CHRIS KOENIG looks at the other side of rural Swinbrook - home to the aristrocratic family with fascist links

Oxford may be the home of dead languages and undying prejudices, at least according to John Bright, but there is something almost unbearably moving about Swinbrook in that context. In particular, the churchyard. Even more particularly the grave of Unity Mitford, avowed Nazi and boon companion of Hitler.

The Cotswold village is so very, very English and yes, charming. And charm, that weasel word, is the leitmotif of the story of the beautiful, gilded Mitford sisters, specifically the fascist ones: Diana and Unity who grew up nearby, first at Asthall and then Swinbrook. By complete contrast, Jessica was to join the Communist Party.

It was a dangerous charm, too, and the fact that Diana and Unity were connected to anyone who was anyone in the British establishment, meant that they were shielded from harm; even while interned at Holloway Prison during the war, Diana and her Blackshirt husband, Sir Oswald Mosley, were able to live comfortably in a cottage and grow strawberries, thanks to the intervention of Diana's cousin, Winston Churchill.

Diana wrote in her autobiography, A Life of Contrasts, of the riotous meeting at the Carfax Assembly Rooms, Oxford (now the HSBC building in Cornmarket), on May 25, 1936, whither she had journeyed from Swinbrook to see her future husband, the leader of the British Union of Fascists, address an audience of hundreds which included opponent and future Cabinet minister Richard Crossman.

Students and others theatrically read and rustled newspapers - The Oxford Times, very probably - as Sir Oswald's speech got under way . A heckler taunted him; was told to shut up and fighting broke out. The Radcliffe Infirmary treated dozens of injuries that night.

Our sister paper, the Oxford Mail, reported: "In a second the whole hall was a struggling mass of people. Someone threw a chair. Others followed suit, using not only wooden chairs but steel chairs which made terrible weapons."

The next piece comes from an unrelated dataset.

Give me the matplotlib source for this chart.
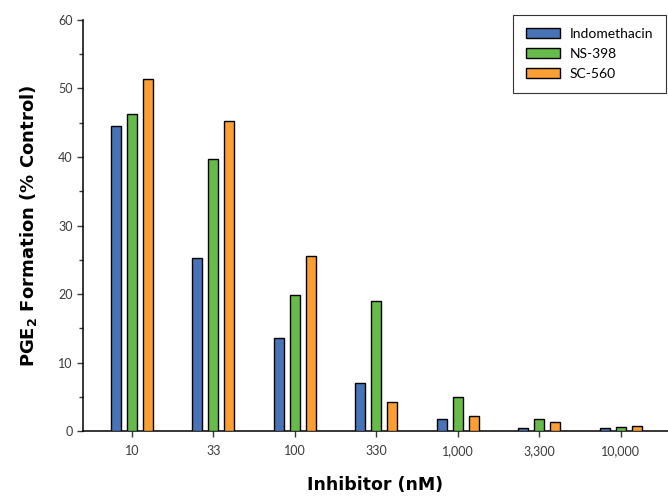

Diana wrote that her future husband's 'stewards' threw the antis out and the meeting proceeded for another two hours, adding that the newspapers in general only reported the rioting bit. Sadly, that may have been the case since members of the Oxford University Fascist Society were there in force and probably gave Sir Oswald a sympathetic hearing.

Diana and Unity were two of a very limited band of people who knew both Hitler and Churchill well. Diana wrote: "But I didn't love Hitler more than I did Winston. I can't regret it, it was so interesting."

But was her sister Unity, whose far-right parents, Lord and Lady Redesdale, christened Swastika for her second name, actually in love with Hitler? Diana reckoned not, since she seemed to show no signs of jealousy towards his mistress Eva Braun. She was certainly enthralled by him and became a Nazi, even embracing anti-Semitism. Some have blamed her for convincing Hitler that his ideas would be well received in Britain.

In any case, she became so depressed when her two beloved countries went to war that she shot herself in the head. Special arrangements were made through string-pulling by influential people, both British and German, for her to be repatriated to England through Switzerland in 1939.

Suffering from brain damage, and with the bullet still lodged in her head, she lived out the rest of her life in Swinbrook with her mother. She died of meningitis in 1948.